Re: My McGuckin story... Message #7 Posted by Ellis Easley on 22 May 2002, 5:29 p.m., in response to message #6 by W. Bruce Maguire II
It was in Boulder that I went to McGuckin's. I forget what year. I had the impression there were more stores, is that correct? I remember the scale model of the solar system on the University campus. Also we went to the National Bureau of Standards, watched an orientation film starring Gomez Adams (it was John Astin, but he was smoking a cigar and grinning), looked at the atomic clock, learned that the UTC people (is that the right order? Coordinated Universal Time) use HP atomic clocks to keep all the national clocks in agreement, and how the NBS engineers had been trying for years to prove that a clock with a resonant cavity twice as long should work better, and how WWV uses a local TV signal to synchronize their clock in Fort Collins with the big clock in Boulder (that last one might be in the ARRL Handbook). Also went to NCAR, watched deer from the lunchroom window, saw the two Crays that they had, recognized the model number of IBM computer the Crays used for a disc controller as the same model Tandy used for their corporate mainframe, and saw for myself why those big disks are called washing machines.
Of course, there was a fire burning in the forest.
I pulled one screw from each of a 35, 25, 67, and 34C. They are all the same. I tried swapping them and all combinations I tried worked easily except one of the case screws in my 67 seems to be slightly smaller in diameter, and a bit longer, than the others. What is special about them is that they are made to be self-tapping in plastic and have a three-lobed cross section, one trademark for which is "Plastite". I thought they might be #4 but I found some "store-bought" #4 sheet metal screws which measure .110 inch diameter while the calculator screws overall outer diameters measure from .087 to .091 inches (that is the spacing I can set my dial caliper to, and the screws turn between the jaws without binding). The 97 service manual says the 97 case screws are "#4-20" (they are a lot bigger than the screws in the handhelds) and the screws that thread into the card reader plastic are "#2-28", which does appear to be the same as the handheld case screws. The length is 5/16 inch. The finish is called (I think) "black oxide".

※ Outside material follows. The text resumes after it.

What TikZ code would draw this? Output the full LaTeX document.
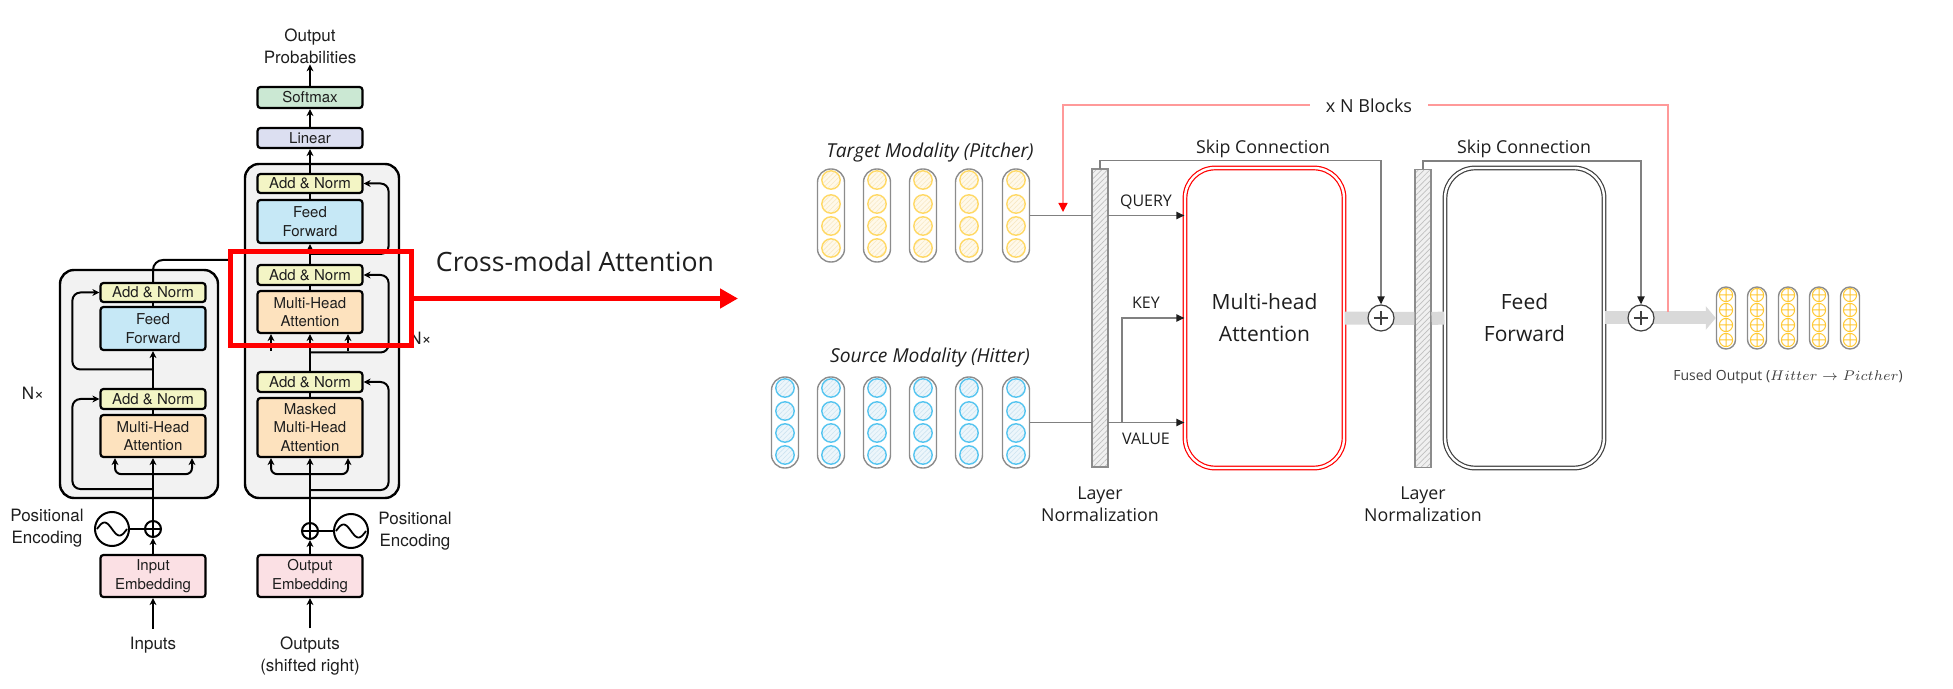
\documentclass[tikz,border=0pt]{standalone}
\usepackage{fontspec}
\newfontfamily\heros{TeX Gyre Heros}
\newfontfamily\opensans{Open Sans}
\usepackage{tikz}
\usetikzlibrary{arrows.meta,positioning,calc,patterns.meta}

\definecolor{stackgrey}{HTML}{F2F2F2}
\definecolor{annorm}{HTML}{F3F5C5}
\definecolor{ffblue}{HTML}{C6E8F6}
\definecolor{attorange}{HTML}{FDE2BE}
\definecolor{embpink}{HTML}{FBE0E4}
\definecolor{smgreen}{HTML}{CBE8D3}
\definecolor{linlav}{HTML}{DCDFF1}
\definecolor{txtdark}{HTML}{1E1E1E}
\definecolor{skipgrey}{HTML}{808080}
\definecolor{bandgrey}{HTML}{D9D9D9}
\definecolor{blockred}{HTML}{FF9999}
\definecolor{pillgrey}{HTML}{8C8C8C}
\definecolor{pitchyel}{HTML}{FFD966}
\definecolor{pitchfill}{HTML}{FFF9EA}
\definecolor{pitchhatch}{HTML}{F8E8C2}
\definecolor{hitblue}{HTML}{56C5F0}
\definecolor{hitfill}{HTML}{EDF6FB}
\definecolor{hithatch}{HTML}{CDE4F1}
\definecolor{barfill}{HTML}{F0F0F0}
\definecolor{barhatch}{HTML}{BFBFBF}
\definecolor{ffgrey}{HTML}{404040}
\definecolor{fuseorange}{HTML}{FFC933}

\tikzset{
    stackbox/.style={
        draw,
        line width=1.2pt,
        rounded corners=7pt,
        fill=stackgrey
    },
    layerbox/.style={
        draw,
        line width=1.1pt,
        rounded corners=1.5pt,
        minimum width=52.5pt,
        inner sep=0pt,
        align=center,
        text=txtdark,
        font=\heros\fontsize{7.5}{9.2}\selectfont
    },
    tflabel/.style={
        align=center,
        inner sep=0pt,
        text=txtdark,
        font=\heros\fontsize{8.5}{11}\selectfont
    },
    addcirc/.style={
        circle,
        draw,
        line width=1pt,
        minimum size=8pt,
        inner sep=0pt,
        fill=white,
        path picture={
            \draw[line width=0.8pt] (path picture bounding box.west) -- (path picture bounding box.east)
                (path picture bounding box.north) -- (path picture bounding box.south);
        }
    },
    sinebox/.style={
        circle,
        draw,
        line width=1pt,
        minimum size=17pt,
        inner sep=0pt,
        fill=white,
        path picture={
            \draw[line width=0.9pt, shift={(path picture bounding box.center)}]
                plot[domain=0:360, samples=30, smooth] ({(\x-180)/360*30}, {-6.5*sin(\x)});
        }
    },
    tfline/.style={
        line width=1pt
    },
    tfarrow/.style={
        -{Stealth[length=3.5pt,width=3.4pt]},
        line width=1pt
    },
    pillbox/.style={
        draw=pillgrey,
        line width=0.7pt,
        rounded corners=6.6pt,
        minimum width=13.5pt,
        inner sep=0pt,
        fill=white
    },
    pitchdot/.style={
        draw=pitchyel,
        line width=0.7pt,
        preaction={fill=pitchfill},
        pattern={Lines[angle=45,distance=1.7pt,line width=0.3pt]},
        pattern color=pitchhatch
    },
    hitdot/.style={
        draw=hitblue,
        line width=0.7pt,
        preaction={fill=hitfill},
        pattern={Lines[angle=45,distance=1.7pt,line width=0.3pt]},
        pattern color=hithatch
    },
    fusedot/.style={
        draw=fuseorange,
        line width=0.5pt
    },
    normbar/.style={
        draw=pillgrey,
        line width=0.6pt,
        minimum width=8pt,
        minimum height=149pt,
        inner sep=0pt,
        preaction={fill=barfill},
        pattern={Lines[angle=45,distance=2pt,line width=0.35pt]},
        pattern color=barhatch
    },
    blockbox/.style={
        double=white,
        double distance=1.2pt,
        line width=0.6pt,
        rounded corners=15pt,
        minimum width=79.5pt,
        minimum height=150pt,
        align=center,
        text=txtdark,
        font=\opensans\fontsize{10.5}{16}\selectfont
    },
    plusnode/.style={
        circle,
        draw=ffgrey,
        line width=0.6pt,
        minimum size=13pt,
        inner sep=0pt,
        fill=white,
        path picture={
            \draw[line width=0.7pt] (path picture bounding box.center) ++(-3.6pt,0) -- ++(7.2pt,0)
                (path picture bounding box.center) ++(0,-3.6pt) -- ++(0,7.2pt);
        }
    },
    rtext/.style={
        align=center,
        inner sep=0pt,
        text=txtdark,
        font=\opensans\fontsize{8.9}{10.8}\selectfont
    },
    skipline/.style={
        draw=skipgrey,
        line width=0.7pt
    },
    skiparrow/.style={
        draw=skipgrey,
        line width=0.7pt,
        -{Triangle[length=4pt,width=3.6pt,color=txtdark]}
    },
    band/.style={
        draw=bandgrey,
        line width=6.5pt
    }
}

\begin{document}
\begin{tikzpicture}[x=0.5pt, y=-0.5pt]
    \useasboundingbox (0,0) rectangle (1953,689);

    \node[stackbox, minimum width=79pt, minimum height=114pt] (encstack) at (139,384) {};
    \node[stackbox, minimum width=77pt, minimum height=167pt] (decstack) at (322,331) {};

    \node[layerbox, fill=annorm, minimum height=9.5pt] (encan2) at (153,292.5) {Add \& Norm};
    \node[layerbox, fill=ffblue, minimum height=21.5pt] (encff) at (153,328.5) {Feed\\Forward};
    \node[layerbox, fill=annorm, minimum height=10pt] (encan1) at (153,399) {Add \& Norm};
    \node[layerbox, fill=attorange, minimum height=21pt] (encmha) at (153,436) {Multi-Head\\Attention};
    \node[addcirc] (encadd) at (153,529) {};
    \node[sinebox] (encpe) at (112,529) {};
    \node[layerbox, fill=embpink, minimum height=21pt] (inemb) at (153,576) {Input\\Embedding};
    \node[tflabel] (inlbl) at (153,645) {Inputs};
    \node[tflabel] (encpelbl) at (47,528) {Positional\\Encoding};
    \node[tflabel] (encnx) at (33,393) {N×};

    \node[layerbox, fill=smgreen, minimum height=10.5pt] (softmax) at (310,97.5) {Softmax};
    \node[layerbox, fill=linlav, minimum height=10pt] (linear) at (310,138) {Linear};
    \node[layerbox, fill=annorm, minimum height=9.5pt] (decan3) at (310,183.5) {Add \& Norm};
    \node[layerbox, fill=ffblue, minimum height=21.5pt] (decff) at (310,221.5) {Feed\\Forward};
    \node[layerbox, fill=annorm, minimum height=10pt] (decan2) at (310,275) {Add \& Norm};
    \node[layerbox, fill=attorange, minimum height=21pt] (decmha) at (310,312) {Multi-Head\\Attention};
    \node[layerbox, fill=annorm, minimum height=10pt] (decan1) at (310,382) {Add \& Norm};
    \node[layerbox, fill=attorange, minimum height=29.5pt] (decmmha) at (310,427.5) {Masked\\Multi-Head\\Attention};
    \node[addcirc] (decadd) at (310,531) {};
    \node[sinebox] (decpe) at (351,531) {};
    \node[layerbox, fill=embpink, minimum height=21pt] (outemb) at (310,576) {Output\\Embedding};
    \node[tflabel] (outlbl) at (310,656) {Outputs\\(shifted right)};
    \node[tflabel] (outprob) at (310,46.5) {Output\\Probabilities};
    \node[tflabel] (decpelbl) at (415,531) {Positional\\Encoding};
    \node[tflabel, anchor=west] (decnx) at (409,338) {N×};

    \draw[tfarrow, shorten <=4pt] (inlbl) -- (inemb);
    \draw[tfarrow] (inemb) -- (encadd);
    \draw[tfline] (encpe) -- (encadd);
    \draw[tfarrow] (encadd) -- (encmha);
    \draw[tfarrow, rounded corners=3pt] ([yshift=-8pt]encmha.south) -| ([xshift=-19pt]encmha.south);
    \draw[tfarrow, rounded corners=3pt] ([yshift=-8pt]encmha.south) -| ([xshift=19.5pt]encmha.south);
    \draw[tfline] (encmha) -- (encan1);
    \draw[tfarrow] (encan1) -- (encff);
    \draw[tfline] (encff) -- (encan2);
    \draw[tfarrow, rounded corners=4pt] ($(encmha.south)!.5!(encadd.north)$) -| ([xshift=-13.5pt]encan1.west) -- (encan1.west);
    \draw[tfarrow, rounded corners=4pt] ($(encan1.north)!.5!(encff.south)$) -| ([xshift=-13.5pt]encan2.west) -- (encan2.west);
    \coordinate (encout) at (229,260);
    \draw[tfline, rounded corners=5pt] (encan2.north) |- (encout);

    \draw[tfarrow, shorten <=4pt] (outlbl) -- (outemb);
    \draw[tfarrow] (outemb) -- (decadd);
    \draw[tfline] (decadd) -- (decpe);
    \draw[tfarrow] (decadd) -- (decmmha);
    \draw[tfarrow, rounded corners=3pt] ([yshift=-8pt]decmmha.south) -| ([xshift=-19.5pt]decmmha.south);
    \draw[tfarrow, rounded corners=3pt] ([yshift=-8pt]decmmha.south) -| ([xshift=19pt]decmmha.south);
    \draw[tfline] (decmmha) -- (decan1);
    \draw[tfarrow] (decan1) -- (decmha);
    \draw[tfarrow] ([xshift=-19.5pt,yshift=-8.5pt]decmha.south) -- ([xshift=-19.5pt]decmha.south);
    \draw[tfarrow] ([xshift=19pt,yshift=-8.5pt]decmha.south) -- ([xshift=19pt]decmha.south);
    \draw[tfline] (decmha) -- (decan2);
    \draw[tfarrow] (decan2) -- (decff);
    \draw[tfline] (decff) -- (decan3);
    \draw[tfarrow] (decan3) -- (linear);
    \draw[tfarrow] (linear) -- (softmax);
    \draw[tfarrow] (softmax) -- (outprob);
    \draw[tfarrow, rounded corners=4pt] ($(decmmha.south)!.5!(decadd.north)$) -| ([xshift=12.5pt]decan1.east) -- (decan1.east);
    \draw[tfarrow, rounded corners=4pt] ($(decan1.north)!.5!(decmha.south)$) -| ([xshift=12.5pt]decan2.east) -- (decan2.east);
    \draw[tfarrow, rounded corners=4pt] ($(decan2.north)!.5!(decff.south)$) -| ([xshift=12.5pt]decan3.east) -- (decan3.east);

    \node[draw=red, line width=2.5pt, minimum width=90.5pt, minimum height=47pt, inner sep=0pt] (xframe) at (321,298.5) {};
    \coordinate (xtip) at (738,298.5);
    \draw[red, line width=2.5pt, -{Triangle[length=9pt,width=9.5pt]}] (xframe.east) -- (xtip);
    \node[text=txtdark, inner sep=0pt, font=\opensans\fontsize{13.3}{15}\selectfont] (xlbl) at (575,262) {Cross-modal Attention};

    \node[rtext, font=\opensans\itshape\fontsize{9.6}{11}\selectfont] (tgtlbl) at (930,153) {Target Modality (Pitcher)};
    \foreach \i/\cx in {1/831,2/877,3/923,4/969,5/1016}{
        \node[pillbox, minimum height=46.5pt] (tp\i) at (\cx,215.5) {};
        \foreach \cy in {180,204,226,248}
            \draw[pitchdot] (\cx,\cy) circle[radius=4.6pt];
    }
    \node[rtext, font=\opensans\itshape\fontsize{9.6}{11}\selectfont] (srclbl) at (930,358) {Source Modality (Hitter)};
    \foreach \i/\cx in {1/785,2/831,3/877,4/923,5/969,6/1016}{
        \node[pillbox, minimum height=45.5pt] (hp\i) at (\cx,422.5) {};
        \foreach \cy in {388,411,433,455}
            \draw[hitdot] (\cx,\cy) circle[radius=4.6pt];
    }

    \node[normbar] (ln1) at (1100,318) {};
    \node[normbar] (ln2) at (1423,318.5) {};
    \node[blockbox, draw=red] (attn) at (1264.5,318) {Multi-head\\Attention};
    \node[blockbox, draw=ffgrey] (ffn) at (1524.5,318) {Feed\\Forward};
    \node[rtext] (ln1lbl) at (1100,504) {Layer\\Normalization};
    \node[rtext] (ln2lbl) at (1423,504) {Layer\\Normalization};

    \foreach \i/\cx in {1/1726,2/1757,3/1788,4/1819,5/1850}{
        \node[pillbox, minimum height=31pt, minimum width=9.5pt, rounded corners=4.7pt] (fo\i) at (\cx,318) {};
        \foreach \cy in {295,310,325,340}
            \draw[fusedot] (\cx,\cy) circle[radius=3.3pt]
                ([xshift=-3.3pt]\cx,\cy) -- ([xshift=3.3pt]\cx,\cy)
                ([yshift=-3.3pt]\cx,\cy) -- ([yshift=3.3pt]\cx,\cy);
    }
    \node[rtext, text=ffgrey, font=\opensans\fontsize{7}{8}\selectfont] (fuselbl) at (1788,377) {Fused Output ($Hitter \rightarrow Picther$)};

    \draw[band] (attn.east) -- (ln2.west);
    \draw[band] (ln2.east) -- (ffn.west);
    \draw[band, -{Triangle[length=5pt,width=11.5pt]}] (ffn.east) -- (fo1.west);
    \node[plusnode] (add1) at (1381,318) {};
    \node[plusnode] (add2) at (1641,318) {};

    \draw[skipline] (tp5.east) -- (ln1.west |- tp5.east);
    \draw[skiparrow] (ln1.east |- tp5.east) -- (attn.west |- tp5.east);
    \draw[skipline] (hp6.east) -- (ln1.west |- hp6.east);
    \draw[skiparrow] (ln1.east |- hp6.east) -- (attn.west |- hp6.east);
    \coordinate (kvsplit) at (1122,422.5);
    \draw[skiparrow] (kvsplit) |- (attn.west);
    \node[rtext, font=\opensans\fontsize{8}{9}\selectfont] (qlbl) at (1146,202) {QUERY};
    \node[rtext, font=\opensans\fontsize{8}{9}\selectfont] (klbl) at (1146,303) {KEY};
    \node[rtext, font=\opensans\fontsize{8}{9}\selectfont] (vlbl) at (1146,439) {VALUE};

    \draw[skiparrow] (ln1.north) -- ++(0,-8) -| (add1.north);
    \draw[skiparrow] (ln2.north) -- ++(0,-8) -| (add2.north);
    \node[rtext] (skip1lbl) at (1263,149) {Skip Connection};
    \node[rtext] (skip2lbl) at (1524,149) {Skip Connection};

    \coordinate (blkstart) at (1668,312);
    \coordinate (blkend) at (1063,212);
    \draw[draw=blockred, line width=0.7pt, -{Triangle[length=4.5pt,width=4.5pt,color=red]}] (blkstart) -- ++(0,-207) -| (blkend);
    \node[rtext, fill=white, inner xsep=8pt, inner ysep=2pt, font=\opensans\fontsize{9}{10}\selectfont] (blklbl) at (1369,106) {x N Blocks};
\end{tikzpicture}
\end{document}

Here's what I would do to avoid losing a screw or risking any damage to a calculator: drill some 1/16 inch holes in a piece of plastic about 1/4 inch thick. It should a similar kind of plastic to a calulator case, not like polyethylene at the rubbery end of the scale or Lucite at the very hard end. The first source that comes to mind is a piece of a TV cabinet. Thread a screw from your calculator into these holes. If you've never turned one of these screws into a fresh hole, you'll be amazed how easily the screw stays upright and cuts a clean thread (if 1/16 is the right size hole!) Then just take the piece of plastic to the store, along with a post-it that says "5/16" "round head" "philips (or is it Posi-Driv?)" "black oxide" and any other things you need from the store while you're out (save a trip!) and try the candidate screws you find in the threads that the HP screw cut. It's normal for Plastite screws to turn in slight fits and starts in a previously cut thread, because of the "tri-lobe" triangular cross section. While you're at it, it would be intersting to see if any sheet metal screws fit in the HP screw threads.
BTW, while I was looking for my #4 sheet metal screws, I found what looked like a regular #6-32 machine screw, but on closer inspection, had a similar triangular cross section, and I remembered that this is called a "thread roller". It is a self-tapping screw that is just slightly tapered at the leading end, doesn't have the deep "drill bit" notch that some other self-tapping machine screws have. At Tandy we used them in "extruded holes" in sheet metal, where some metal is pushed out when a hole is punched, surrounding the hole and providing a region that has room for more thread turns than the sheet metal thickness alone.